No good news in the Mid East for Obama or Netanyahu when they meet Monday

After more than a year, Israeli Prime Minister Benyamin Netanyahu meets President Barack Obama at the White House on Monday, Nov. 9, with the deck heavily stacked against him – and not just because of the Islamic State, which is a universal bane, or Obama’s Iran policy – or even the evaporation of the peace process with the Palestinians. This time, Netanyahu is not getting a dressing-down over the disappearance of the two-state solution, because even the US president has decided to shelve it for the remainder of his presidency which ends in January 2017.
This is not because the Netanyahu government has missed any chances for talks with the Palestinians, as the Israeli opposition loudly claims, but because it is unrealistic.
Palestinian Authority Chairman Abu Mazen (Mahmud Abbas), who lost all credibility on the Palestinian street long ago, has been quietly but continuously encouraging the continuous Palestinian wave of terror by knives, guns and cars.
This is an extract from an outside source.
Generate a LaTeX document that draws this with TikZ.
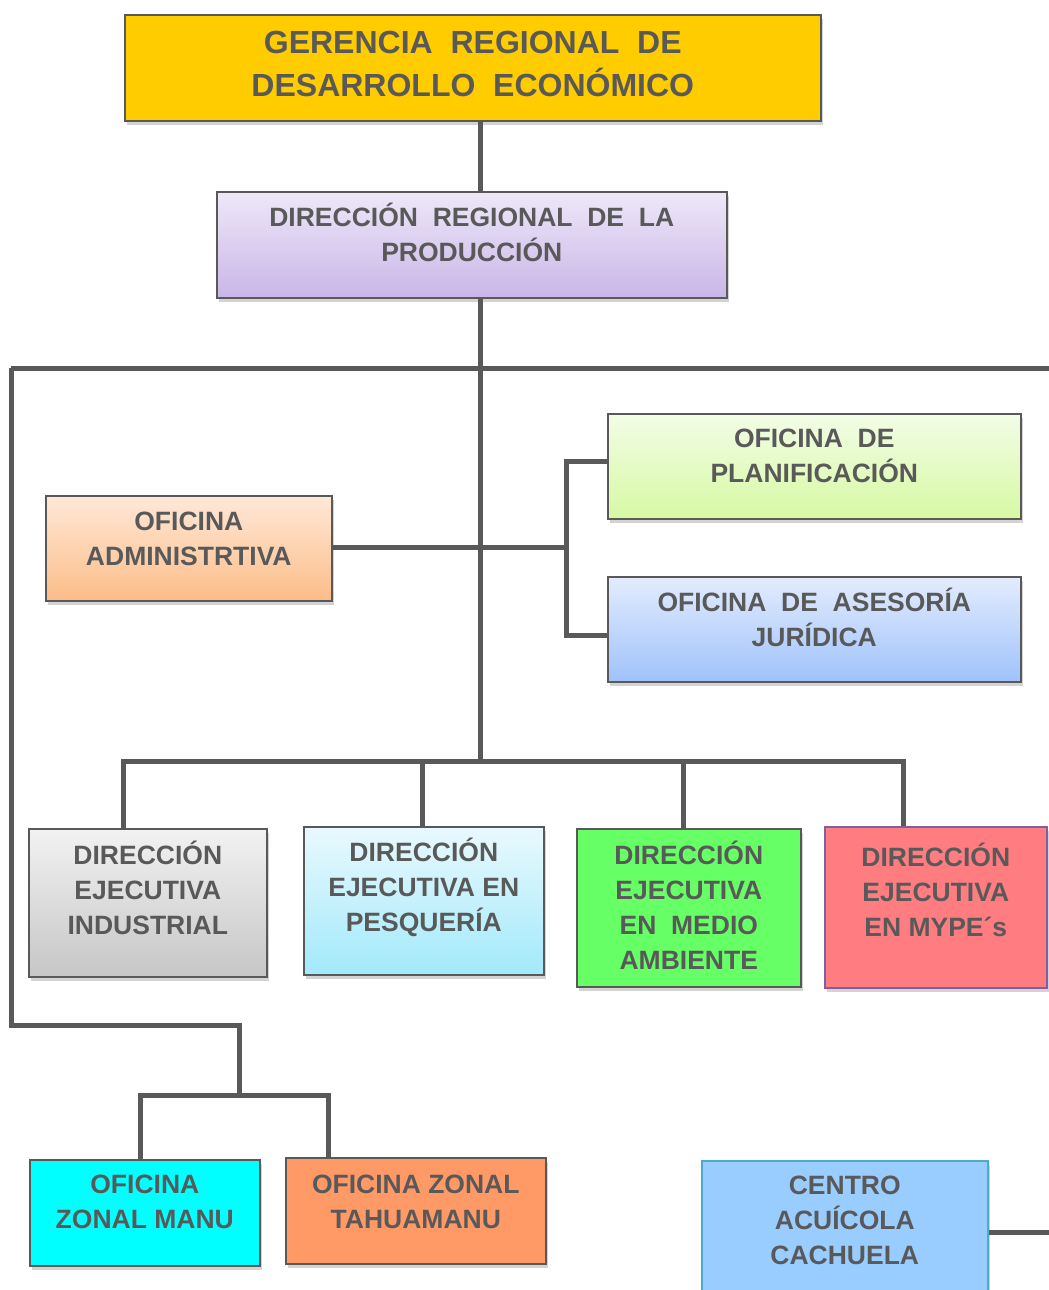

The Israeli prime minister had his most promising card snatched from him just ten days before he traveled to Washington. He had intended presenting the US president with the quiet alliance he had formed with key moderate Arab governments as a viable alternative for the deadlocked Palestinian peace process, with the promise of a measure of stability for its members in the turbulence around them.
However, the linchpin Egyptian President Abdel-Fatteh El-Sisi’s position was suddenly shaken up badly by the downing of the Russian passenger plane over Sinai on Oct. 31, presenting him with his most dangerous crisis since he took power in 2013.
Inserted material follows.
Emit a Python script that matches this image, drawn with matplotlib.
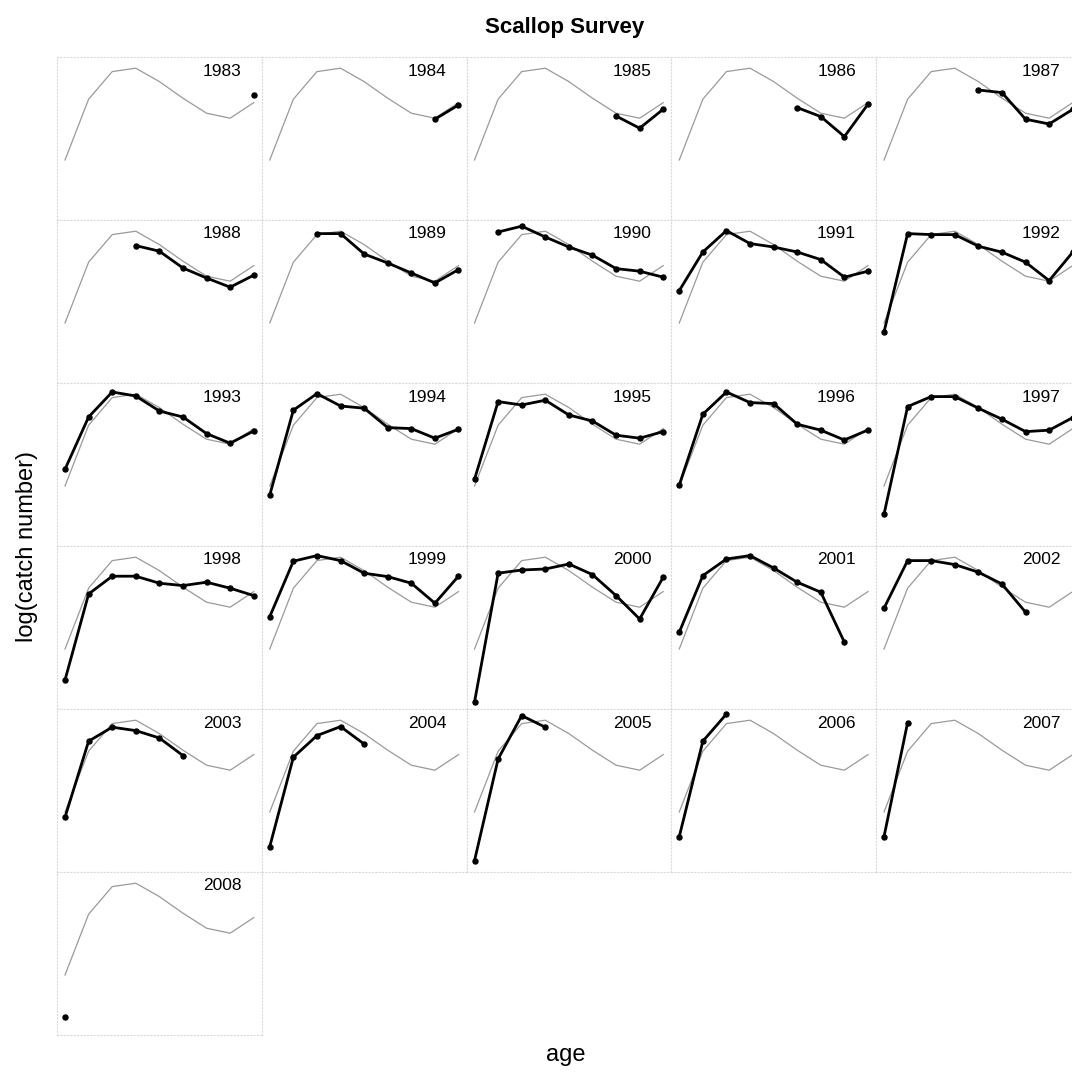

In addition, the security situation in Syria, including along Israel’s northern border, especially the Golan, has gone from bad to worse – especially since Russia built up its military presence in Syria.
Israel has been forced to forego most of its red lines for defending its security as no longer relevant. Although no Israeli official says so openly, Israel’s military options in Syria have shrunk, and even the overflights by its air force flights for keeping threats at bay are seriously restricted..
Iran and Hizballah, under Russian air cover, have been slowly but surely making gains in their attempt to retake southern Syria from the rebels and hand it over to the army of Syrian President Assad.
Israel is still insisting that it will not allow the deployment of Iranian or Hizballah forces on the Syrian side of the Golan, but these statements are losing their impact. If the coalition of Russia, Iran, Syria and Hizballah defeats the rebels in southern Syria and moves in up to its border, Israel will find it extremely difficult to prevent this happening.